The director of ‘Alone Among the Taliban,’ even after making this documentary, defended the Taliban’s involvement in drug trafficking and, citing the words of the Taliban themselves, said that because this group has no money, it is forced to cultivate drugs. Mullah Daoud Muzammil was also considered close to Mullah Akhtar Mohammad Mansour, the former Taliban leader, but a year after making this documentary, the US eliminated Mullah Akhtar Mohammad Mansour in a drone strike on his way back from Iran to Pakistan.
The Islamic Republic, which was an enemy of the Taliban before the US invasion of Afghanistan and in the early years after it, gradually, in line with its anti-American policy and portraying the Afghan government as incapable of maintaining stability in this country, turned to sheltering and equipping the Taliban. The connection of the Islamic Republic with Muzammil was also important because he was appointed to lead the Taliban’s Quetta Shura military commission in early 2017.
However, in October 2018, the US Treasury Department sanctioned a group of individuals involved in financing the Taliban and Iranian agents for such terrorism financing, with Mohammad Daoud Muzammil being one of them. This US action was very influential in internationally exposing his name as a liaison between the Taliban and the Islamic Republic, yet the Islamic Republic continues its close relations with Muzammil.
In addition to possible secret meetings and encounters, Majid Sadeghi Dolatabadi, the acting consul of the Islamic Republic in Jalalabad, Afghanistan, met with him last year when Muzammil was the governor of Nangarhar. In November this year, shortly after Muzammil’s appointment as the governor of Balkh, Hassan Mortazavi, the deputy ambassador of the Islamic Republic in Kabul, went to Mazar-i-Sharif, the center of Balkh province, and met with this Taliban commander. In this meeting, the Islamic Republic official stated that the Islamic Republic is ready for trade and economic relations with Balkh.
Iran’s Influence on the Taliban and Its Effects
Although the death of Mullah Daoud Muzammil, according to ISIS itself, was the work of this group, it has implications beyond the ISIS-Taliban conflict. The absence of an element like Muzammil within the Taliban not only changes the balance of power within the Taliban but also somewhat affects the influence of the Islamic Republic within this group. Moreover, this assassination acts as a wake-up call for the Islamic Republic to the fragility and difficulty of relying on semi-mafia groups, where the law is not the ruler but influential individuals determine the group’s law, and with the elimination of any of these individuals, the group’s path is subject to change.

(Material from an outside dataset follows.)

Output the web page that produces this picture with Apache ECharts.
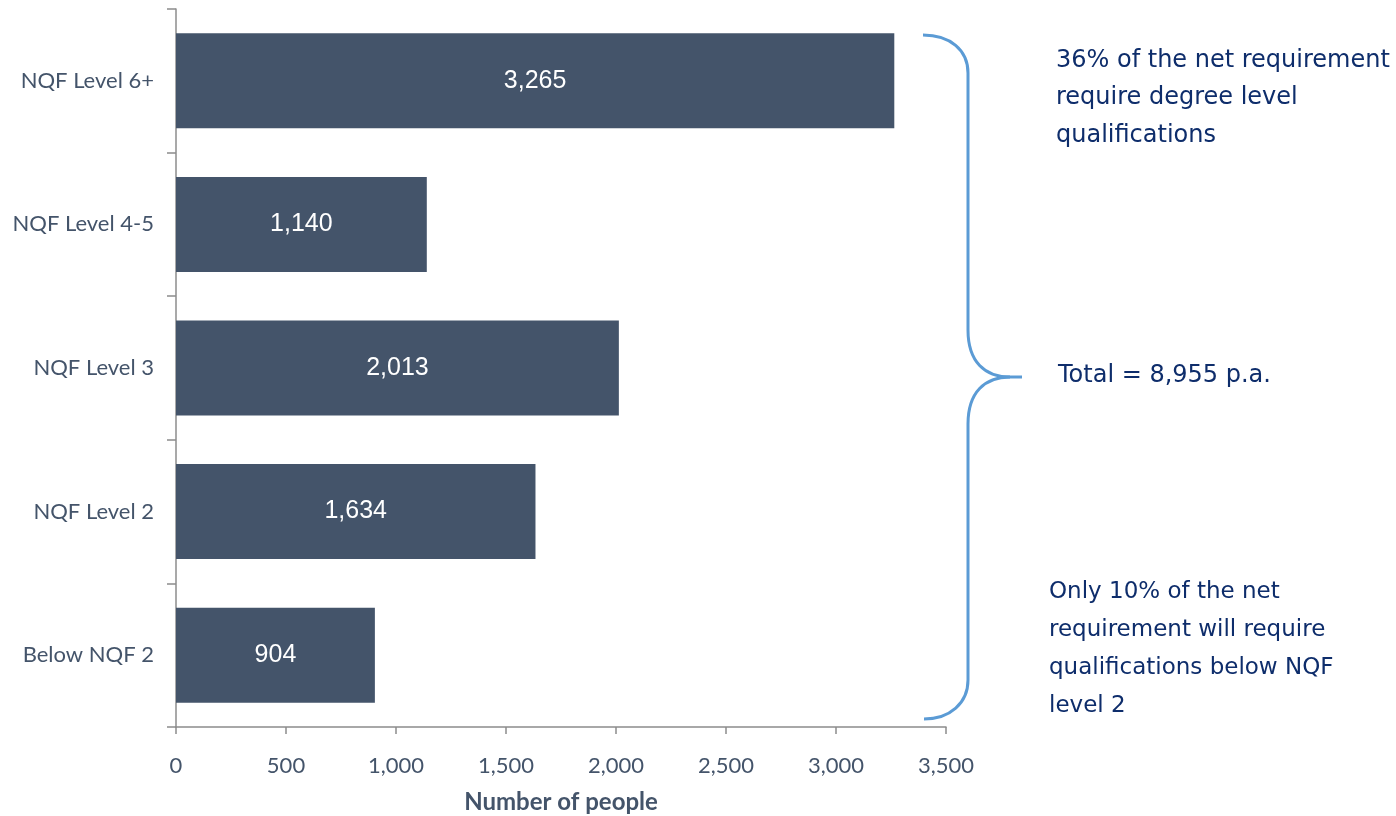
<!DOCTYPE html>
<html>
<head>
<meta charset="utf-8">
<script src="https://cdn.jsdelivr.net/npm/echarts@6/dist/echarts.min.js"></script>
<style>
html,body{margin:0;padding:0;background:#fff;}
#chart{width:1396px;height:816px;}
</style>
</head>
<body>
<div id="chart"></div>
<script>
const categories = ['NQF Level 6+', 'NQF Level 4-5', 'NQF Level 3', 'NQF Level 2', 'Below NQF 2'];
const values = [3265, 1140, 2013, 1634, 904];
const xTicks = { min: 0, max: 3500, interval: 500 };
const axisTitle = 'Number of people';
const noteTop = ['36% of the net requirement', 'require degree level', 'qualifications'];
const noteMid = 'Total = 8,955 p.a.';
const noteBottom = ['Only 10% of the net', 'requirement will require', 'qualifications below NQF', 'level 2'];

const fmt = v => Number(v).toLocaleString('en-US');
const chart = echarts.init(document.getElementById('chart'));
const labelFont = 'Lato, "Open Sans", sans-serif';
const noteFont = '"DejaVu Sans", Verdana, sans-serif';
const noteColor = '#0E2D6B';
const braceStyle = { fill: null, stroke: '#5B9BD5', lineWidth: 3 };

const curve = (x1, y1, cx1, cy1, cx2, cy2, x2, y2) => ({
  type: 'bezierCurve',
  shape: { x1, y1, x2, y2, cpx1: cx1, cpy1: cy1, cpx2: cx2, cpy2: cy2 },
  style: braceStyle
});
const seg = (x1, y1, x2, y2) => ({ type: 'line', shape: { x1, y1, x2, y2 }, style: braceStyle });

chart.setOption({
  animation: false,
  grid: { left: 176, right: 450, top: 9, bottom: 89, containLabel: false, outerBoundsMode: 'none' },
  xAxis: {
    type: 'value',
    min: xTicks.min, max: xTicks.max, interval: xTicks.interval,
    name: axisTitle,
    nameLocation: 'middle',
    nameGap: 63,
    nameMoveOverlap: false,
    nameTextStyle: { fontFamily: labelFont, fontWeight: 'bold', fontSize: 24, color: '#44546A' },
    axisLine: { show: true, lineStyle: { color: '#8C8C8C', width: 1.5 } },
    axisTick: { show: true, length: 7, lineStyle: { color: '#8C8C8C', width: 1.5 } },
    axisLabel: { formatter: fmt, margin: 28, fontFamily: labelFont, fontSize: 22, color: '#44546A' },
    splitLine: { show: false }
  },
  yAxis: {
    type: 'category',
    data: categories,
    inverse: true,
    axisLine: { show: true, lineStyle: { color: '#8C8C8C', width: 1.5 } },
    axisTick: { show: true, length: 9, alignWithLabel: false, lineStyle: { color: '#8C8C8C', width: 1.5 } },
    axisLabel: { margin: 22, fontFamily: labelFont, fontSize: 22, color: '#44546A' }
  },
  series: [{
    type: 'bar',
    data: values,
    barWidth: 95,
    itemStyle: { color: '#44546A' },
    label: {
      show: true, position: 'inside', formatter: p => fmt(p.value),
      color: '#fff', fontSize: 25, fontFamily: '"Liberation Sans", Arial, sans-serif'
    }
  }],
  graphic: [
    curve(923, 35, 950, 35, 968, 50, 968, 73),
    seg(968, 73, 968, 330),
    curve(968, 330, 968, 362, 985, 377, 1010, 377),
    seg(1010, 377, 1022, 377),
    curve(1010, 377, 985, 377, 968, 392, 968, 424),
    seg(968, 424, 968, 680),
    curve(968, 680, 968, 703, 950, 719, 924, 719),
    {
      type: 'text', left: 1056, top: 42,
      style: { text: noteTop.join('\n'), font: '24px ' + noteFont, fill: noteColor, lineHeight: 37.5 }
    },
    {
      type: 'text', left: 1058, top: 357,
      style: { text: noteMid, font: '24px ' + noteFont, fill: noteColor, lineHeight: 37 }
    },
    {
      type: 'text', left: 1049, top: 573,
      style: { text: noteBottom.join('\n'), font: '23px ' + noteFont, fill: noteColor, lineHeight: 38 }
    }
  ]
});
</script>
</body>
</html>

However, it is far-fetched to think that Muzammil’s assassination will deter Tehran’s ideological government from its resolve to approach the Taliban. The Islamic Republic still verbally states that it does not recognize the current Kabul government, but by handing over the Afghan embassy in Tehran to the Taliban, it has embarked on a diplomatic gamble with this group and intends to start a new era in Tehran’s relations with the Taliban.